Un nouveau paysage politique

Après des craintes de manipulation du second vote, plusieurs observateurs ont souligné que ce résultat, très défavorable à l’hyperprésident turc, représentait une victoire pour la démocratie. Ce dernier a en effet suivi les électeurs turcs. Lors du scrutin législatif de juin 2015, l’AKP qui avait perdu sa majorité, avait choisi d’organiser un second scrutin sur fond de reprise du conflit avec les indépendantistes kurdes du PKK pour mieux diviser l’opposition. Une observation qu’il faut toutefois relativiser : compte tenu de la forte avance du candidat de l’opposition dans les sondages, toute manipulation politique du vote aurait cette fois été très délicate.

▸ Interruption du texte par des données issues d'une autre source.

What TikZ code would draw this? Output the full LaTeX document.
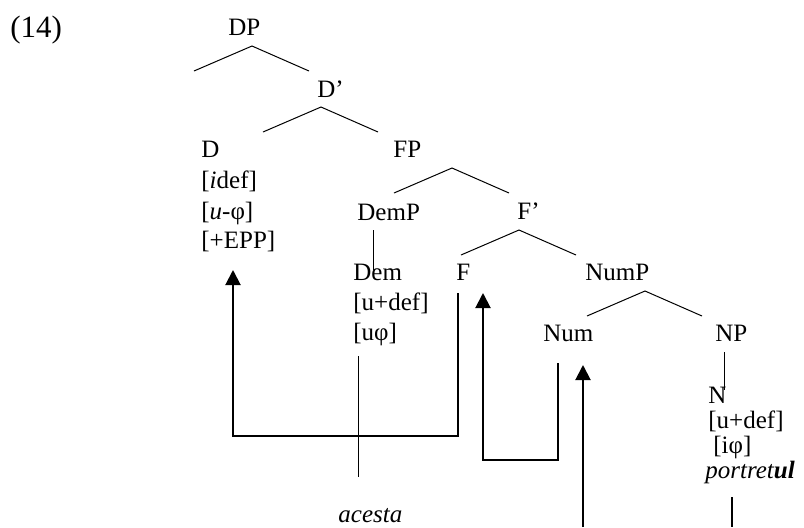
\documentclass[tikz,border=0pt]{standalone}
\usepackage{fontspec}
\setmainfont{Liberation Serif}
\usetikzlibrary{arrows.meta}

\tikzset{
  lbl/.style={anchor=base west, inner sep=0pt, font=\fontsize{12.5}{15}\selectfont},
  branch/.style={line width=0.5pt},
  move/.style={line width=1pt, -{Triangle[width=7.5pt,length=7.5pt]}},
}

\begin{document}
\begin{tikzpicture}[x=0.5pt, y=-0.5pt]
  \useasboundingbox (0,0) rectangle (804,527);

  % labels
  \node[lbl, font=\fontsize{15.5}{18}\selectfont] (ex) at (10,37) {(14)};
  \node[lbl] (dp) at (228,35) {DP};
  \node[lbl] (dbar) at (317,97) {D’};
  \node[lbl] (d) at (201,157) {D};
  \node[lbl] (didef) at (201,188) {[\textit{i}def]};
  \node[lbl] (dphi) at (201,219) {[\textit{u}-φ]};
  \node[lbl] (depp) at (201,248) {[+EPP]};
  \node[lbl] (fp) at (393,157) {FP};
  \node[lbl] (demp) at (357,220) {DemP};
  \node[lbl] (fbar) at (517,219) {F’};
  \node[lbl] (dem) at (353,280) {Dem};
  \node[lbl] (demdef) at (353,310) {[u+def]};
  \node[lbl] (demphi) at (353,340) {[uφ]};
  \node[lbl] (f) at (456,280) {F};
  \node[lbl] (nump) at (585,280) {NumP};
  \node[lbl] (num) at (543,341) {Num};
  \node[lbl] (np) at (715,341) {NP};
  \node[lbl] (n) at (708,403) {N};
  \node[lbl] (ndef) at (708,428) {[u+def]};
  \node[lbl] (nphi) at (713,453) {[iφ]};
  \node[lbl] (nword) at (705,478) {\textit{portret\textbf{ul}}};
  \node[lbl] (acesta) at (338,522) {\textit{acesta}};

  % branching points
  \coordinate (dpfork) at (252,46);
  \coordinate (dbarfork) at (321,107);
  \coordinate (fpfork) at (452,168);
  \coordinate (fbarfork) at (519,230);
  \coordinate (numpfork) at (645,291);
  \foreach \apex in {dpfork,dbarfork,fpfork,fbarfork,numpfork}
    \draw[branch] (\apex) ++(-58,25) -- (\apex) -- ++(57,25);

  % unary branches
  \coordinate (demtop) at (373,230);
  \coordinate (demlow) at (373,270);
  \draw[branch] (demtop) -- (demlow);
  \coordinate (nptop) at (724,352);
  \coordinate (nplow) at (724,390);
  \draw[branch] (nptop) -- (nplow);

  % lexical items
  \coordinate (demfoot) at (358,356);
  \coordinate (acestatop) at (358,477);
  \draw[branch] (demfoot) -- (acestatop);
  \coordinate (nfoot) at (732,497);
  \coordinate (nbottom) at (732,527);
  \draw[line width=0.75pt] (nfoot) -- (nbottom);

  % movement
  \coordinate (fstart) at (458,293);
  \coordinate (dtip) at (233,270);
  \draw[move] (fstart) -- ++(0,143) -| (dtip);
  \coordinate (numstart) at (558,363);
  \coordinate (ftip) at (483,293);
  \draw[move] (numstart) -- ++(0,97) -| (ftip);
  \coordinate (nstart) at (583,527);
  \coordinate (numtip) at (583,365);
  \draw[move] (nstart) -- (numtip);
\end{tikzpicture}
\end{document}
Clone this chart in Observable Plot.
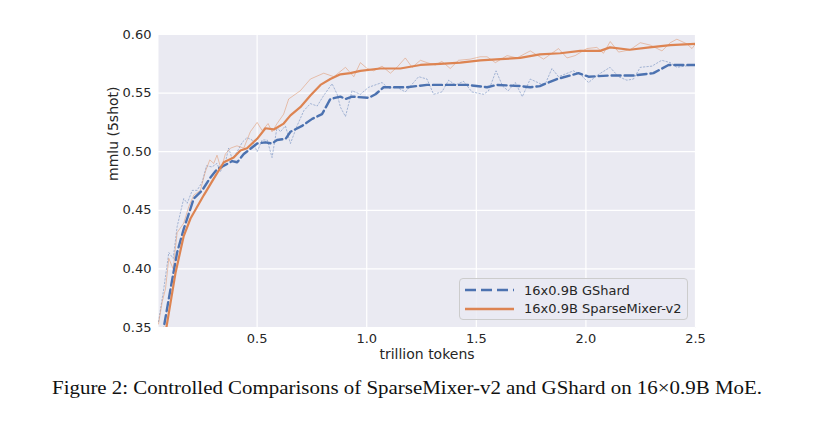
<!DOCTYPE html>
<html>
<head>
<meta charset="utf-8">
<script src="https://cdn.jsdelivr.net/npm/d3@7"></script>
<script src="https://cdn.jsdelivr.net/npm/@observablehq/plot@0.6"></script>
<style>
  body { margin: 0; background: #fff; }
  #wrap { position: relative; width: 813px; height: 425px; }
  #legend { position: absolute; left: 459px; top: 278px; width: 227px; height: 40px;
    border: 1px solid #cccccc; border-radius: 4px; background: rgba(234,234,242,0.8);
    font-family: "DejaVu Sans", sans-serif; font-size: 13px; color: #262626; }
  .row { position: absolute; left: 0; height: 18px; display: flex; align-items: center; }
  .row svg { margin-left: 5px; margin-right: 10px; }
  #caption { position: absolute; left: 0; top: 365px; }
</style>
</head>
<body>
<div id="wrap">
  <div id="chart"></div>
  <div id="legend"></div>
  <div id="caption"></div>
</div>
<script>
// ---- data ----
const xTicks = [0.5, 1.0, 1.5, 2.0, 2.5];
const yTicks = [0.35, 0.40, 0.45, 0.50, 0.55, 0.60];
const seriesNames = ["16x0.9B GShard", "16x0.9B SparseMixer-v2"];
const seriesColors = ["#4c72b0", "#dd8452"];
const xLabel = "trillion tokens";
const yLabel = "mmlu (5shot)";
const captionText = "Figure 2: Controlled Comparisons of SparseMixer-v2 and GShard on 16\u00d70.9B MoE.";

// GShard raw (faint dotted)
const gshardRawX = [0.050,0.074,0.097,0.117,0.135,0.165,0.181,0.204,0.226,0.249,0.269,0.294,0.317,0.332,0.355,0.370,0.386,0.409,0.432,0.454,0.477,0.500,0.523,0.546,0.568,0.591,0.606,0.629,0.652,0.682,0.713,0.743,0.774,0.804,0.842,0.865,0.880,0.903,0.933,0.971,1.009,1.070,1.100,1.138,1.176,1.237,1.275,1.305,1.343,1.374,1.404,1.442,1.480,1.533,1.556,1.590,1.620,1.645,1.678,1.710,1.746,1.792,1.815,1.845,1.875,1.943,1.974,2.012,2.050,2.110,2.149,2.187,2.217,2.248,2.301,2.346,2.385,2.415,2.490];
const gshardRawY = [0.355,0.383,0.414,0.409,0.436,0.460,0.456,0.467,0.467,0.474,0.488,0.487,0.490,0.483,0.491,0.503,0.494,0.500,0.508,0.512,0.510,0.500,0.510,0.510,0.495,0.521,0.517,0.522,0.507,0.522,0.535,0.541,0.539,0.548,0.558,0.549,0.538,0.530,0.552,0.549,0.555,0.559,0.554,0.555,0.551,0.564,0.562,0.549,0.551,0.561,0.557,0.560,0.551,0.549,0.552,0.569,0.556,0.552,0.559,0.547,0.562,0.558,0.558,0.571,0.564,0.569,0.566,0.559,0.565,0.572,0.564,0.561,0.562,0.572,0.573,0.578,0.576,0.572,0.574];

// SparseMixer raw (faint solid)
const sparseRawX = [0.050,0.067,0.082,0.097,0.117,0.135,0.165,0.188,0.211,0.241,0.264,0.284,0.302,0.317,0.336,0.355,0.378,0.408,0.439,0.469,0.500,0.523,0.550,0.568,0.591,0.621,0.644,0.697,0.743,0.804,0.850,0.903,0.941,0.971,1.002,1.032,1.070,1.108,1.138,1.176,1.207,1.245,1.275,1.313,1.343,1.381,1.419,1.473,1.518,1.549,1.587,1.640,1.685,1.746,1.807,1.875,1.914,1.951,2.004,2.050,2.080,2.111,2.149,2.202,2.248,2.293,2.347,2.385,2.415,2.461,2.484,2.500];
const sparseRawY = [0.353,0.372,0.383,0.409,0.400,0.431,0.439,0.453,0.463,0.467,0.483,0.493,0.490,0.497,0.485,0.498,0.503,0.505,0.503,0.517,0.525,0.518,0.524,0.517,0.524,0.532,0.545,0.552,0.562,0.567,0.564,0.572,0.564,0.576,0.571,0.569,0.573,0.567,0.572,0.580,0.572,0.578,0.576,0.574,0.577,0.571,0.578,0.579,0.581,0.581,0.576,0.582,0.580,0.586,0.579,0.588,0.580,0.582,0.588,0.589,0.584,0.594,0.585,0.587,0.593,0.591,0.586,0.593,0.596,0.592,0.588,0.592];

// GShard smoothed (dashed)
const gshardSmoothX = [0.070,0.074,0.105,0.135,0.165,0.211,0.249,0.287,0.317,0.348,0.386,0.409,0.439,0.500,0.538,0.568,0.591,0.630,0.652,0.705,0.751,0.796,0.834,0.880,0.903,0.933,1.009,1.040,1.077,1.184,1.275,1.381,1.458,1.549,1.594,1.700,1.746,1.790,1.868,1.966,2.012,2.110,2.217,2.308,2.377,2.500];
const gshardSmoothY = [0.342,0.350,0.383,0.414,0.434,0.460,0.467,0.478,0.485,0.488,0.492,0.491,0.498,0.507,0.508,0.507,0.510,0.511,0.517,0.522,0.528,0.532,0.545,0.547,0.545,0.547,0.546,0.549,0.555,0.555,0.557,0.557,0.557,0.555,0.557,0.556,0.555,0.556,0.562,0.567,0.564,0.565,0.565,0.567,0.574,0.574];

// SparseMixer smoothed (solid)
const sparseSmoothX = [0.084,0.086,0.128,0.165,0.196,0.257,0.302,0.348,0.393,0.424,0.454,0.500,0.538,0.576,0.621,0.652,0.697,0.743,0.789,0.834,0.880,0.925,0.971,1.062,1.153,1.245,1.336,1.427,1.518,1.609,1.700,1.790,1.883,1.974,2.065,2.110,2.200,2.290,2.385,2.500];
const sparseSmoothY = [0.342,0.350,0.397,0.428,0.443,0.463,0.477,0.491,0.495,0.501,0.503,0.511,0.520,0.519,0.524,0.531,0.538,0.548,0.557,0.562,0.566,0.567,0.569,0.571,0.571,0.574,0.575,0.576,0.578,0.579,0.580,0.583,0.584,0.586,0.586,0.589,0.587,0.589,0.591,0.592];

// ---- build tables ----
const toRows = (xs, ys) => xs.map((x, i) => ({x, y: ys[i]}));
const gRaw = toRows(gshardRawX, gshardRawY);
const sRaw = toRows(sparseRawX, sparseRawY);
const gSm = toRows(gshardSmoothX, gshardSmoothY);
const sSm = toRows(sparseSmoothX, sparseSmoothY);

const font = '"DejaVu Sans", sans-serif';
const dashed = "9,4";
const chart = Plot.plot({
  width: 813, height: 365,
  marginLeft: 158, marginRight: 118, marginTop: 34, marginBottom: 38,
  style: {fontFamily: font, fontSize: "13px", color: "#262626", background: "white"},
  x: {domain: [0.05, 2.5]},
  y: {domain: [0.35, 0.60]},
  marks: [
    Plot.frame({fill: "#eaeaf2", stroke: null}),
    Plot.gridX(xTicks, {stroke: "white", strokeOpacity: 1, strokeWidth: 1.2}),
    Plot.gridY(yTicks, {stroke: "white", strokeOpacity: 1, strokeWidth: 1.2}),
    Plot.axisX(xTicks, {tickSize: 0, tickPadding: 6, tickFormat: d3.format(".1f"), label: null, fontSize: 13}),
    Plot.axisY(yTicks, {tickSize: 0, tickPadding: 7, tickFormat: d3.format(".2f"), label: null, fontSize: 13}),
    Plot.text([xLabel], {frameAnchor: "bottom", dy: 27, lineAnchor: "middle", fontSize: 14, fill: "#262626"}),
    Plot.text([yLabel], {frameAnchor: "left", dx: -45, rotate: -90, lineAnchor: "middle", fontSize: 14, fill: "#262626"}),
    Plot.line(gRaw, {x: "x", y: "y", stroke: seriesColors[0], strokeOpacity: 0.45, strokeWidth: 1, strokeDasharray: "1.5,2", clip: true}),
    Plot.line(sRaw, {x: "x", y: "y", stroke: seriesColors[1], strokeOpacity: 0.45, strokeWidth: 1, clip: true}),
    Plot.line(gSm, {x: "x", y: "y", stroke: seriesColors[0], strokeWidth: 2.4, strokeDasharray: dashed, clip: true}),
    Plot.line(sSm, {x: "x", y: "y", stroke: seriesColors[1], strokeWidth: 2.2, clip: true})
  ]
});
document.getElementById("chart").appendChild(chart);

// ---- legend ----
const legend = document.getElementById("legend");
seriesNames.forEach((name, i) => {
  const row = document.createElement("div");
  row.className = "row";
  row.style.top = (2 + i * 18.5) + "px";
  const dash = i === 0 ? 'stroke-dasharray="11,5"' : "";
  row.innerHTML = `<svg width="49" height="6"><line x1="0" x2="49" y1="3" y2="3" stroke="${seriesColors[i]}" stroke-width="2.6" ${dash}/></svg><span>${name}</span>`;
  legend.appendChild(row);
});

// ---- caption ----
document.getElementById("caption").innerHTML =
  `<svg width="813" height="50"><text x="407" y="29" text-anchor="middle" textLength="710" lengthAdjust="spacingAndGlyphs" font-family="'Liberation Serif', serif" font-size="18" fill="#111">${captionText}</text></svg>`;
</script>
</body>
</html>
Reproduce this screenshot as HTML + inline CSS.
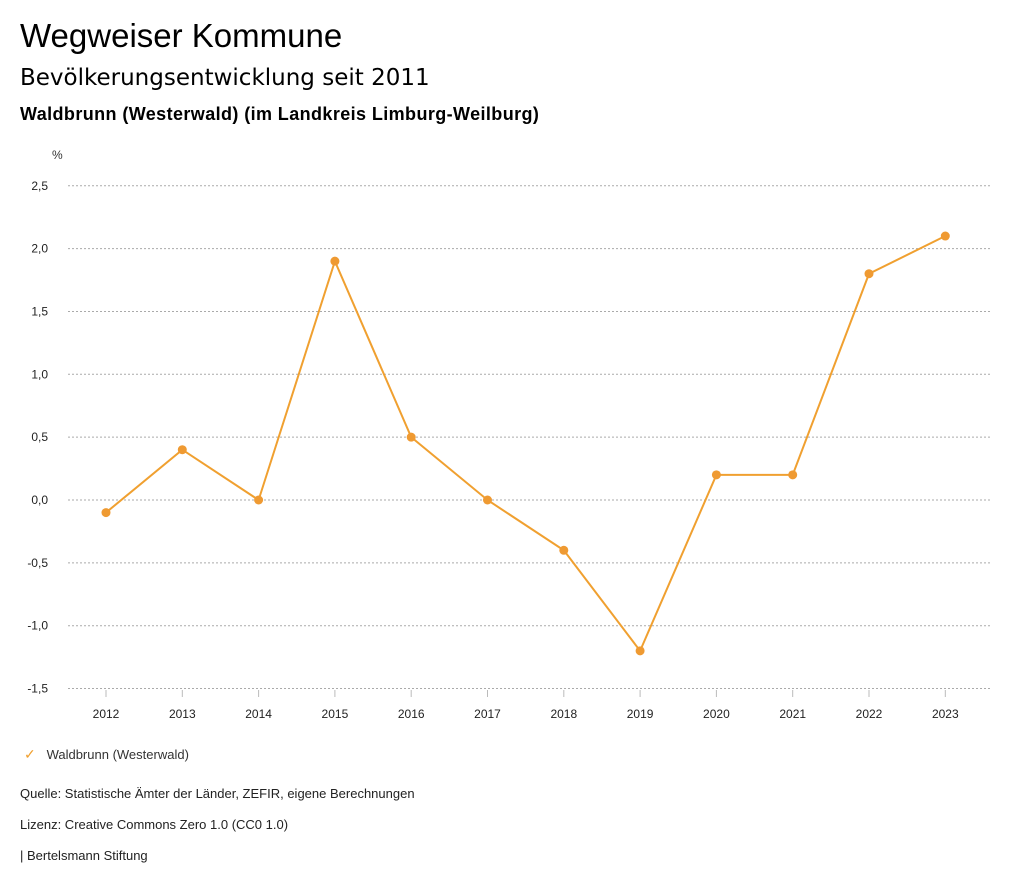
<!DOCTYPE html>
<html><head><meta charset="utf-8"><style>
body{margin:0;width:1024px;height:888px;background:#fff;font-family:"Liberation Sans",sans-serif;color:#000;overflow:hidden;position:relative}
.t{position:absolute;left:20px;white-space:nowrap}
</style></head><body>
<div class="t" style="top:17px;font-size:33px">Wegweiser Kommune</div>
<div class="t" style="top:65px;font-size:23px;font-family:'DejaVu Sans',sans-serif">Bevölkerungsentwicklung seit 2011</div>
<div class="t" style="top:104px;font-size:18px;font-weight:bold;letter-spacing:0.4px">Waldbrunn (Westerwald) (im Landkreis Limburg-Weilburg)</div>
<svg id="chart" width="1024" height="888" style="position:absolute;left:0;top:0" font-family="Liberation Sans, sans-serif"></svg>
<div class="t" style="top:746px;left:24px;font-size:13px;color:#333"><span style="color:#f0a030;font-size:14px">✓</span>&nbsp;&nbsp;&nbsp;Waldbrunn (Westerwald)</div>
<div class="t" style="top:786px;font-size:13px;color:#222">Quelle: Statistische Ämter der Länder, ZEFIR, eigene Berechnungen</div>
<div class="t" style="top:817px;font-size:13px;color:#222">Lizenz: Creative Commons Zero 1.0 (CC0 1.0)</div>
<div class="t" style="top:848px;font-size:13px;color:#222">| Bertelsmann Stiftung</div>
<script>
const years=[2012,2013,2014,2015,2016,2017,2018,2019,2020,2021,2022,2023];
const values=[-0.1,0.4,0.0,1.9,0.5,0.0,-0.4,-1.2,0.2,0.2,1.8,2.1];
const yTicks=[2.5,2.0,1.5,1.0,0.5,0.0,-0.5,-1.0,-1.5];
const NS="http://www.w3.org/2000/svg";
const svg=document.getElementById('chart');
const y=v=>500-v*125.7;
const x=i=>106+i*76.3;
function mk(t,a){const e=document.createElementNS(NS,t);for(const k in a)e.setAttribute(k,a[k]);svg.appendChild(e);return e;}
let u=mk('text',{x:52,y:159,'font-size':12,fill:'#333'});u.textContent='%';


yTicks.forEach(v=>{
 const g=mk('line',{x1:68,x2:990,y1:y(v),y2:y(v),stroke:'#aaa','stroke-dasharray':'2,2','stroke-width':1});
 
 
 const t=mk('text',{x:48,y:y(v)+4,'font-size':12,'text-anchor':'end',fill:'#222'});
 t.textContent=v.toFixed(1).replace('.',',');
 
 
});
years.forEach((yr,i)=>{
 const l=mk('line',{x1:x(i),x2:x(i),y1:690,y2:697,stroke:'#bbb'});
 
 
 const t=mk('text',{x:x(i),y:718,'font-size':12,'text-anchor':'middle',fill:'#222'});
 t.textContent=yr;
 
 
});
const p=mk('polyline',{points:values.map((v,i)=>x(i)+','+y(v)).join(' '),fill:'none',stroke:'#f0a030','stroke-width':2});


values.forEach((v,i)=>{
 const c=mk('circle',{cx:x(i),cy:y(v),r:4.5,fill:'#ef9a32'});
 
 
});
</script>
</body></html>
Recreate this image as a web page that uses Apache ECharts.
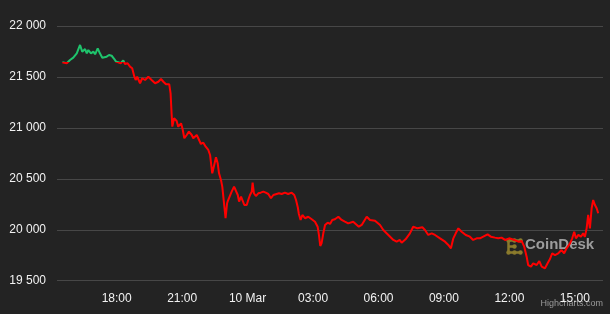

En face, Imamoglu a promis un « nouveau départ pour la Turquie » tout en se disant prêt à « travailler en harmonie » avec Erdogan.  De fait, ce dernier va se concerter sur la gestion d’Istamboul et éviter les dossiers difficiles (le conflit syrien, la crise économique prolongée, le conflit larvé avec les kurdes, les rapports très tendus avec les Etats Unis). Il sera libre de faire de sa bonne gestion de la ville une vitrine pour les présidentielles de 2023 – comme il l’a déjà fait pour ce scrutin, et comme Erdogan l’avait lui-même fait à la fin des années 90.

Erdogan est, quant à lui, dans une position délicate. Saura-t-il se saisir de ces dossiers y apporter des solutions à même de le représidentialiser ? Choisira-t-il de laisser Imamoglu gouverner Istamboul en paix – au risque de le laisser devenir un sérieux rival pour la présidentielle de 2023 ? Ou préférera-t-il de l’attaquer, au risque de le victimiser davantage et renforcer son statut de nouveau héros de l’opposition somme toute très divisée ? L’homme politique émérite est d’une adresse hors du commun et a su résister à plus d’un orage avant celui-ci. Mais avec ce vote sanction – et plus largement son recul dans les grandes villes du pays – pour la première fois, il semble en panne d’innovation.